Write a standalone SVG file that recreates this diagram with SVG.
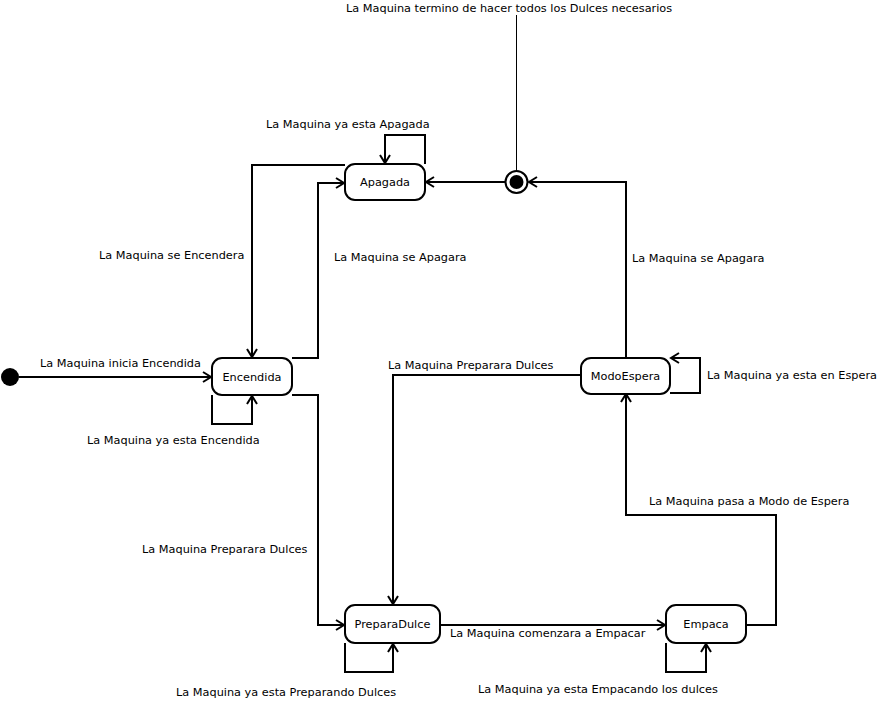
<svg xmlns="http://www.w3.org/2000/svg" width="878" height="701" viewBox="0 0 878 701">
  <style>
    .node { fill: #ffffff; stroke: #000000; stroke-width: 2; }
    .label { font-family: "DejaVu Sans", Tahoma, sans-serif; font-size: 11.3px; fill: #000000; }
    .name { font-family: "DejaVu Sans", Tahoma, sans-serif; font-size: 11.3px; fill: #000000; text-anchor: middle; }
    .edge { fill: none; stroke: #000000; stroke-width: 2; marker-end: url(#arrow); }
  </style>
  <defs>
    <marker id="arrow" viewBox="-10 -7 12 14" refX="0" refY="0" markerWidth="12" markerHeight="14" markerUnits="userSpaceOnUse" orient="auto">
      <path d="M -8 -5 L 0 0 L -8 5" fill="none" stroke="#000000" stroke-width="2"/>
    </marker>
  </defs>
  <rect width="878" height="701" fill="#ffffff"/>

  <g id="connectors">
    <path class="edge" d="M19 377 H211"/>
    <path class="edge" d="M212 395 V424 H252 V396"/>
    <path class="edge" d="M345 165 H252 V357"/>
    <path class="edge" d="M292 358 H318 V183 H344"/>
    <path class="edge" d="M425 164 V135 H385 V163"/>
    <path class="edge" d="M505 182 H426"/>
    <path class="edge" d="M626 358 V182 H529"/>
    <path fill="none" stroke="#000000" stroke-width="1" d="M516.5 15 V171"/>
    <path class="edge" d="M292 395 H318 V625 H344"/>
    <path class="edge" d="M581 375 H393 V604"/>
    <path class="edge" d="M345 643 V672 H393 V644"/>
    <path class="edge" d="M440 625 H665"/>
    <path class="edge" d="M666 643 V672 H706 V644"/>
    <path class="edge" d="M746 625 H776 V515 H626 V394"/>
    <path class="edge" d="M670 393 H700 V358 H671"/>
  </g>

  <g id="labels">
    <text class="label" x="346" y="12">La Maquina termino de hacer todos los Dulces necesarios</text>
    <text class="label" x="266" y="128">La Maquina ya esta Apagada</text>
    <text class="label" x="99" y="259">La Maquina se Encendera</text>
    <text class="label" x="334" y="261">La Maquina se Apagara</text>
    <text class="label" x="632" y="262">La Maquina se Apagara</text>
    <text class="label" x="40" y="367">La Maquina inicia Encendida</text>
    <text class="label" x="87" y="444">La Maquina ya esta Encendida</text>
    <text class="label" x="388" y="369">La Maquina Preparara Dulces</text>
    <text class="label" x="707" y="379">La Maquina ya esta en Espera</text>
    <text class="label" x="649" y="505">La Maquina pasa a Modo de Espera</text>
    <text class="label" x="142" y="553">La Maquina Preparara Dulces</text>
    <text class="label" x="450" y="637">La Maquina comenzara a Empacar</text>
    <text class="label" x="176" y="696">La Maquina ya esta Preparando Dulces</text>
    <text class="label" x="478" y="693">La Maquina ya esta Empacando los dulces</text>
  </g>

  <g id="initial">
    <circle cx="10" cy="377" r="9" fill="#000000"/>
  </g>

  <g id="final">
    <circle cx="516.5" cy="182" r="11" fill="#ffffff" stroke="#000000" stroke-width="2"/>
    <circle cx="516.5" cy="182" r="7" fill="#000000"/>
  </g>

  <g id="apagada">
    <rect class="node" x="345" y="164" width="80" height="36" rx="10"/>
    <text class="name" x="385" y="186">Apagada</text>
  </g>

  <g id="encendida">
    <rect class="node" x="212" y="358" width="80" height="37" rx="10"/>
    <text class="name" x="252" y="381">Encendida</text>
  </g>

  <g id="modoespera">
    <rect class="node" x="581" y="358" width="89" height="36" rx="10"/>
    <text class="name" x="625.5" y="380">ModoEspera</text>
  </g>

  <g id="preparadulce">
    <rect class="node" x="345" y="605" width="95" height="38" rx="10"/>
    <text class="name" x="392.5" y="628">PreparaDulce</text>
  </g>

  <g id="empaca">
    <rect class="node" x="666" y="605" width="80" height="38" rx="10"/>
    <text class="name" x="706" y="628">Empaca</text>
  </g>
</svg>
━━━━━━━━━━
_Given task_: All the lines above are to be given again exactly as they read, with the pictures removed.

_Written response_:
Write a standalone SVG file that recreates this diagram with SVG.
<svg xmlns="http://www.w3.org/2000/svg" width="878" height="701" viewBox="0 0 878 701">
  <style>
    .node { fill: #ffffff; stroke: #000000; stroke-width: 2; }
    .label { font-family: "DejaVu Sans", Tahoma, sans-serif; font-size: 11.3px; fill: #000000; }
    .name { font-family: "DejaVu Sans", Tahoma, sans-serif; font-size: 11.3px; fill: #000000; text-anchor: middle; }
    .edge { fill: none; stroke: #000000; stroke-width: 2; marker-end: url(#arrow); }
  </style>
  <defs>
    <marker id="arrow" viewBox="-10 -7 12 14" refX="0" refY="0" markerWidth="12" markerHeight="14" markerUnits="userSpaceOnUse" orient="auto">
      <path d="M -8 -5 L 0 0 L -8 5" fill="none" stroke="#000000" stroke-width="2"/>
    </marker>
  </defs>
  <rect width="878" height="701" fill="#ffffff"/>

  <g id="connectors">
    <path class="edge" d="M19 377 H211"/>
    <path class="edge" d="M212 395 V424 H252 V396"/>
    <path class="edge" d="M345 165 H252 V357"/>
    <path class="edge" d="M292 358 H318 V183 H344"/>
    <path class="edge" d="M425 164 V135 H385 V163"/>
    <path class="edge" d="M505 182 H426"/>
    <path class="edge" d="M626 358 V182 H529"/>
    <path fill="none" stroke="#000000" stroke-width="1" d="M516.5 15 V171"/>
    <path class="edge" d="M292 395 H318 V625 H344"/>
    <path class="edge" d="M581 375 H393 V604"/>
    <path class="edge" d="M345 643 V672 H393 V644"/>
    <path class="edge" d="M440 625 H665"/>
    <path class="edge" d="M666 643 V672 H706 V644"/>
    <path class="edge" d="M746 625 H776 V515 H626 V394"/>
    <path class="edge" d="M670 393 H700 V358 H671"/>
  </g>

  <g id="labels">
    <text class="label" x="346" y="12">La Maquina termino de hacer todos los Dulces necesarios</text>
    <text class="label" x="266" y="128">La Maquina ya esta Apagada</text>
    <text class="label" x="99" y="259">La Maquina se Encendera</text>
    <text class="label" x="334" y="261">La Maquina se Apagara</text>
    <text class="label" x="632" y="262">La Maquina se Apagara</text>
    <text class="label" x="40" y="367">La Maquina inicia Encendida</text>
    <text class="label" x="87" y="444">La Maquina ya esta Encendida</text>
    <text class="label" x="388" y="369">La Maquina Preparara Dulces</text>
    <text class="label" x="707" y="379">La Maquina ya esta en Espera</text>
    <text class="label" x="649" y="505">La Maquina pasa a Modo de Espera</text>
    <text class="label" x="142" y="553">La Maquina Preparara Dulces</text>
    <text class="label" x="450" y="637">La Maquina comenzara a Empacar</text>
    <text class="label" x="176" y="696">La Maquina ya esta Preparando Dulces</text>
    <text class="label" x="478" y="693">La Maquina ya esta Empacando los dulces</text>
  </g>

  <g id="initial">
    <circle cx="10" cy="377" r="9" fill="#000000"/>
  </g>

  <g id="final">
    <circle cx="516.5" cy="182" r="11" fill="#ffffff" stroke="#000000" stroke-width="2"/>
    <circle cx="516.5" cy="182" r="7" fill="#000000"/>
  </g>

  <g id="apagada">
    <rect class="node" x="345" y="164" width="80" height="36" rx="10"/>
    <text class="name" x="385" y="186">Apagada</text>
  </g>

  <g id="encendida">
    <rect class="node" x="212" y="358" width="80" height="37" rx="10"/>
    <text class="name" x="252" y="381">Encendida</text>
  </g>

  <g id="modoespera">
    <rect class="node" x="581" y="358" width="89" height="36" rx="10"/>
    <text class="name" x="625.5" y="380">ModoEspera</text>
  </g>

  <g id="preparadulce">
    <rect class="node" x="345" y="605" width="95" height="38" rx="10"/>
    <text class="name" x="392.5" y="628">PreparaDulce</text>
  </g>

  <g id="empaca">
    <rect class="node" x="666" y="605" width="80" height="38" rx="10"/>
    <text class="name" x="706" y="628">Empaca</text>
  </g>
</svg>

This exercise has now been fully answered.